**Goal:** Quote the whole listing exactly. Leave the pictures out of your copy.

──────────

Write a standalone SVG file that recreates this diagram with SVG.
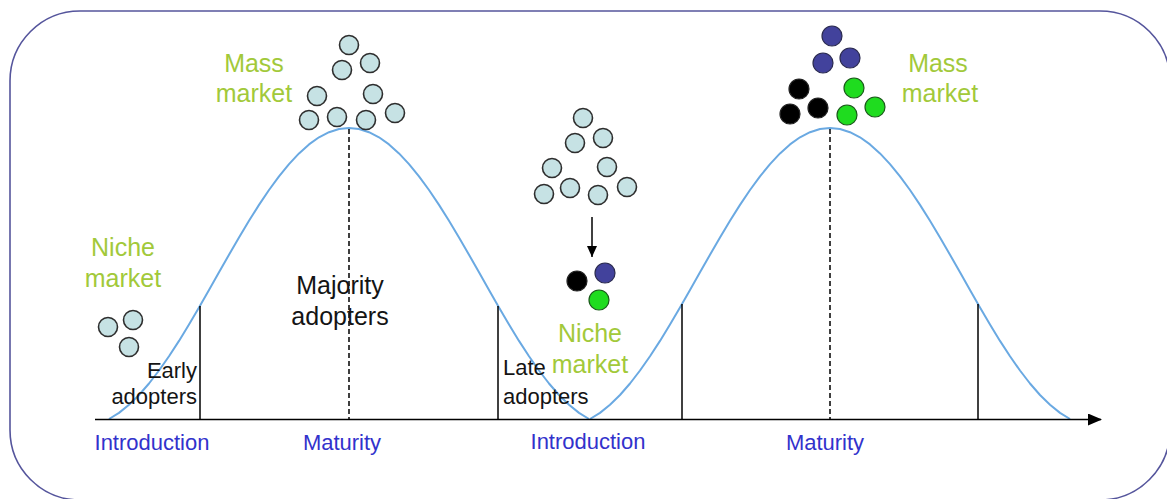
<svg xmlns="http://www.w3.org/2000/svg" width="1167" height="499" viewBox="0 0 1167 499">
<style>
text{font-family:"Liberation Sans",Arial,sans-serif}
.green{fill:#a2c93a;font-size:25px;text-anchor:middle}
.blk{fill:#141414}
.big{font-size:25px;text-anchor:middle}
.small{font-size:22px}
.blue{fill:#3232cc;font-size:22px;text-anchor:middle}
.pale{fill:#c6e2e4;stroke:#2e2e2e;stroke-width:1.6}
.dk{fill:#000;stroke:#222;stroke-width:1.2}
.bl{fill:#42429c;stroke:#2a2a50;stroke-width:1.2}
.gr{fill:#1fdc1f;stroke:#1a5a1a;stroke-width:1.2}
.curve{fill:none;stroke:#6aa9e2;stroke-width:2;stroke-linejoin:round}
.solid{stroke:#000;stroke-width:1.5}
.dash{stroke:#000;stroke-width:1.5;stroke-dasharray:5 3}
</style>
<defs>
<marker id="ah" markerWidth="14" markerHeight="12" refX="13" refY="6" orient="auto" markerUnits="userSpaceOnUse">
<path d="M0,0 L14,6 L0,12 Z" fill="#000"/>
</marker>
<marker id="ah2" markerWidth="11" markerHeight="10" refX="11" refY="5" orient="auto" markerUnits="userSpaceOnUse">
<path d="M0,0 L11,5 L0,10 Z" fill="#000"/>
</marker>
</defs>
<rect width="1167" height="499" fill="#fff"/>
<rect id="frame" x="10" y="11" width="1160" height="489" rx="70" ry="70" fill="none" stroke="#55559c" stroke-width="1.6"/>

<g id="connectors">
<polyline class="curve" points="109,419 119,412.9 129,404.8 139,395 149,383.5 159,370.5 169,356.2 179,340.9 189,324.4 199,307.4 209,290 219,272.3 229,254.8 239,237.5 249,220.8 259,204.9 269,190 279,176.4 289,164.1 299,153.4 309,144.4 319,137.3 329,132.2 339,129 349,128 359,129 369,132.2 379,137.3 389,144.4 399,153.4 409,164.1 419,176.4 429,190 439,204.9 449,220.8 459,237.5 469,254.8 479,272.3 489,290 499,307.4 509,324.4 519,340.9 529,356.2 539,370.5 549,383.5 559,395 569,404.8 579,412.9 589,419"/>
<polyline class="curve" points="590,419 600,412.9 610,404.8 620,395 630,383.5 640,370.5 650,356.2 660,340.9 670,324.4 680,307.4 690,290 700,272.3 710,254.8 720,237.5 730,220.8 740,204.9 750,190 760,176.4 770,164.1 780,153.4 790,144.4 800,137.3 810,132.2 820,129 830,128 840,129 850,132.2 860,137.3 870,144.4 880,153.4 890,164.1 900,176.4 910,190 920,204.9 930,220.8 940,237.5 950,254.8 960,272.3 970,290 980,307.4 990,324.4 1000,340.9 1010,356.2 1020,370.5 1030,383.5 1040,395 1050,404.8 1060,412.9 1070,419"/>
<line id="axis" x1="95" y1="419.5" x2="1101" y2="419.5" stroke="#000" stroke-width="1.5" marker-end="url(#ah)"/>
<line class="solid" x1="200" y1="306" x2="200" y2="419"/>
<line class="solid" x1="498" y1="306" x2="498" y2="419"/>
<line class="solid" x1="682" y1="304" x2="682" y2="419"/>
<line class="solid" x1="978" y1="304" x2="978" y2="419"/>
<line class="dash" x1="349" y1="129" x2="349" y2="419"/>
<line class="dash" x1="830" y1="129" x2="830" y2="419"/>
<line id="split-arrow" x1="592" y1="217" x2="592" y2="257" stroke="#000" stroke-width="1.5" marker-end="url(#ah2)"/>
</g>

<g id="niche-left">
<circle class="pale" cx="108" cy="327" r="9.5"/>
<circle class="pale" cx="133" cy="320" r="9.5"/>
<circle class="pale" cx="129" cy="347" r="9.5"/>
<text class="green" x="123" y="256">Niche</text>
<text class="green" x="123" y="287">market</text>
</g>

<g id="mass-left">
<circle class="pale" cx="349" cy="45" r="9.5"/>
<circle class="pale" cx="342" cy="70" r="9.5"/>
<circle class="pale" cx="370" cy="63" r="9.5"/>
<circle class="pale" cx="317" cy="96" r="9.5"/>
<circle class="pale" cx="373" cy="94" r="9.5"/>
<circle class="pale" cx="309" cy="120" r="9.5"/>
<circle class="pale" cx="337" cy="117" r="9.5"/>
<circle class="pale" cx="366" cy="120" r="9.5"/>
<circle class="pale" cx="395" cy="113" r="9.5"/>
<text class="green" x="254" y="72">Mass</text>
<text class="green" x="254" y="102">market</text>
</g>

<g id="split-top">
<circle class="pale" cx="583" cy="118" r="9.5"/>
<circle class="pale" cx="575" cy="143" r="9.5"/>
<circle class="pale" cx="603" cy="138" r="9.5"/>
<circle class="pale" cx="552" cy="168" r="9.5"/>
<circle class="pale" cx="607" cy="167" r="9.5"/>
<circle class="pale" cx="544" cy="194" r="9.5"/>
<circle class="pale" cx="570" cy="188" r="9.5"/>
<circle class="pale" cx="598" cy="195" r="9.5"/>
<circle class="pale" cx="627" cy="187" r="9.5"/>
</g>

<g id="niche-middle">
<circle class="dk" cx="577" cy="281" r="10"/>
<circle class="bl" cx="605" cy="273" r="10"/>
<circle class="gr" cx="599" cy="300" r="10"/>
<text class="green" x="590" y="342">Niche</text>
<text class="green" x="590" y="373">market</text>
</g>

<g id="mass-right">
<circle class="bl" cx="832" cy="36" r="10"/>
<circle class="bl" cx="823" cy="63" r="10"/>
<circle class="bl" cx="850" cy="58" r="10"/>
<circle class="dk" cx="799" cy="89" r="10"/>
<circle class="dk" cx="790" cy="114" r="10"/>
<circle class="dk" cx="818" cy="108" r="10"/>
<circle class="gr" cx="854" cy="88" r="10"/>
<circle class="gr" cx="847" cy="115" r="10"/>
<circle class="gr" cx="875" cy="107" r="10"/>
<text class="green" x="938" y="72">Mass</text>
<text class="green" x="940" y="102">market</text>
</g>

<g id="majority">
<text class="blk big" x="340" y="294">Majority</text>
<text class="blk big" x="340" y="325">adopters</text>
</g>
<g id="early">
<text class="blk small" x="197" y="378" text-anchor="end">Early</text>
<text class="blk small" x="197" y="404" text-anchor="end">adopters</text>
</g>
<g id="late">
<text class="blk small" x="503" y="375">Late</text>
<text class="blk small" x="503" y="404">adopters</text>
</g>

<g id="stages">
<text class="blue" x="152" y="450">Introduction</text>
<text class="blue" x="342" y="450">Maturity</text>
<text class="blue" x="588" y="449">Introduction</text>
<text class="blue" x="825" y="450">Maturity</text>
</g>
</svg>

──────────

**Answer to this problem:**
Write a standalone SVG file that recreates this diagram with SVG.
<svg xmlns="http://www.w3.org/2000/svg" width="1167" height="499" viewBox="0 0 1167 499">
<style>
text{font-family:"Liberation Sans",Arial,sans-serif}
.green{fill:#a2c93a;font-size:25px;text-anchor:middle}
.blk{fill:#141414}
.big{font-size:25px;text-anchor:middle}
.small{font-size:22px}
.blue{fill:#3232cc;font-size:22px;text-anchor:middle}
.pale{fill:#c6e2e4;stroke:#2e2e2e;stroke-width:1.6}
.dk{fill:#000;stroke:#222;stroke-width:1.2}
.bl{fill:#42429c;stroke:#2a2a50;stroke-width:1.2}
.gr{fill:#1fdc1f;stroke:#1a5a1a;stroke-width:1.2}
.curve{fill:none;stroke:#6aa9e2;stroke-width:2;stroke-linejoin:round}
.solid{stroke:#000;stroke-width:1.5}
.dash{stroke:#000;stroke-width:1.5;stroke-dasharray:5 3}
</style>
<defs>
<marker id="ah" markerWidth="14" markerHeight="12" refX="13" refY="6" orient="auto" markerUnits="userSpaceOnUse">
<path d="M0,0 L14,6 L0,12 Z" fill="#000"/>
</marker>
<marker id="ah2" markerWidth="11" markerHeight="10" refX="11" refY="5" orient="auto" markerUnits="userSpaceOnUse">
<path d="M0,0 L11,5 L0,10 Z" fill="#000"/>
</marker>
</defs>
<rect width="1167" height="499" fill="#fff"/>
<rect id="frame" x="10" y="11" width="1160" height="489" rx="70" ry="70" fill="none" stroke="#55559c" stroke-width="1.6"/>

<g id="connectors">
<polyline class="curve" points="109,419 119,412.9 129,404.8 139,395 149,383.5 159,370.5 169,356.2 179,340.9 189,324.4 199,307.4 209,290 219,272.3 229,254.8 239,237.5 249,220.8 259,204.9 269,190 279,176.4 289,164.1 299,153.4 309,144.4 319,137.3 329,132.2 339,129 349,128 359,129 369,132.2 379,137.3 389,144.4 399,153.4 409,164.1 419,176.4 429,190 439,204.9 449,220.8 459,237.5 469,254.8 479,272.3 489,290 499,307.4 509,324.4 519,340.9 529,356.2 539,370.5 549,383.5 559,395 569,404.8 579,412.9 589,419"/>
<polyline class="curve" points="590,419 600,412.9 610,404.8 620,395 630,383.5 640,370.5 650,356.2 660,340.9 670,324.4 680,307.4 690,290 700,272.3 710,254.8 720,237.5 730,220.8 740,204.9 750,190 760,176.4 770,164.1 780,153.4 790,144.4 800,137.3 810,132.2 820,129 830,128 840,129 850,132.2 860,137.3 870,144.4 880,153.4 890,164.1 900,176.4 910,190 920,204.9 930,220.8 940,237.5 950,254.8 960,272.3 970,290 980,307.4 990,324.4 1000,340.9 1010,356.2 1020,370.5 1030,383.5 1040,395 1050,404.8 1060,412.9 1070,419"/>
<line id="axis" x1="95" y1="419.5" x2="1101" y2="419.5" stroke="#000" stroke-width="1.5" marker-end="url(#ah)"/>
<line class="solid" x1="200" y1="306" x2="200" y2="419"/>
<line class="solid" x1="498" y1="306" x2="498" y2="419"/>
<line class="solid" x1="682" y1="304" x2="682" y2="419"/>
<line class="solid" x1="978" y1="304" x2="978" y2="419"/>
<line class="dash" x1="349" y1="129" x2="349" y2="419"/>
<line class="dash" x1="830" y1="129" x2="830" y2="419"/>
<line id="split-arrow" x1="592" y1="217" x2="592" y2="257" stroke="#000" stroke-width="1.5" marker-end="url(#ah2)"/>
</g>

<g id="niche-left">
<circle class="pale" cx="108" cy="327" r="9.5"/>
<circle class="pale" cx="133" cy="320" r="9.5"/>
<circle class="pale" cx="129" cy="347" r="9.5"/>
<text class="green" x="123" y="256">Niche</text>
<text class="green" x="123" y="287">market</text>
</g>

<g id="mass-left">
<circle class="pale" cx="349" cy="45" r="9.5"/>
<circle class="pale" cx="342" cy="70" r="9.5"/>
<circle class="pale" cx="370" cy="63" r="9.5"/>
<circle class="pale" cx="317" cy="96" r="9.5"/>
<circle class="pale" cx="373" cy="94" r="9.5"/>
<circle class="pale" cx="309" cy="120" r="9.5"/>
<circle class="pale" cx="337" cy="117" r="9.5"/>
<circle class="pale" cx="366" cy="120" r="9.5"/>
<circle class="pale" cx="395" cy="113" r="9.5"/>
<text class="green" x="254" y="72">Mass</text>
<text class="green" x="254" y="102">market</text>
</g>

<g id="split-top">
<circle class="pale" cx="583" cy="118" r="9.5"/>
<circle class="pale" cx="575" cy="143" r="9.5"/>
<circle class="pale" cx="603" cy="138" r="9.5"/>
<circle class="pale" cx="552" cy="168" r="9.5"/>
<circle class="pale" cx="607" cy="167" r="9.5"/>
<circle class="pale" cx="544" cy="194" r="9.5"/>
<circle class="pale" cx="570" cy="188" r="9.5"/>
<circle class="pale" cx="598" cy="195" r="9.5"/>
<circle class="pale" cx="627" cy="187" r="9.5"/>
</g>

<g id="niche-middle">
<circle class="dk" cx="577" cy="281" r="10"/>
<circle class="bl" cx="605" cy="273" r="10"/>
<circle class="gr" cx="599" cy="300" r="10"/>
<text class="green" x="590" y="342">Niche</text>
<text class="green" x="590" y="373">market</text>
</g>

<g id="mass-right">
<circle class="bl" cx="832" cy="36" r="10"/>
<circle class="bl" cx="823" cy="63" r="10"/>
<circle class="bl" cx="850" cy="58" r="10"/>
<circle class="dk" cx="799" cy="89" r="10"/>
<circle class="dk" cx="790" cy="114" r="10"/>
<circle class="dk" cx="818" cy="108" r="10"/>
<circle class="gr" cx="854" cy="88" r="10"/>
<circle class="gr" cx="847" cy="115" r="10"/>
<circle class="gr" cx="875" cy="107" r="10"/>
<text class="green" x="938" y="72">Mass</text>
<text class="green" x="940" y="102">market</text>
</g>

<g id="majority">
<text class="blk big" x="340" y="294">Majority</text>
<text class="blk big" x="340" y="325">adopters</text>
</g>
<g id="early">
<text class="blk small" x="197" y="378" text-anchor="end">Early</text>
<text class="blk small" x="197" y="404" text-anchor="end">adopters</text>
</g>
<g id="late">
<text class="blk small" x="503" y="375">Late</text>
<text class="blk small" x="503" y="404">adopters</text>
</g>

<g id="stages">
<text class="blue" x="152" y="450">Introduction</text>
<text class="blue" x="342" y="450">Maturity</text>
<text class="blue" x="588" y="449">Introduction</text>
<text class="blue" x="825" y="450">Maturity</text>
</g>
</svg>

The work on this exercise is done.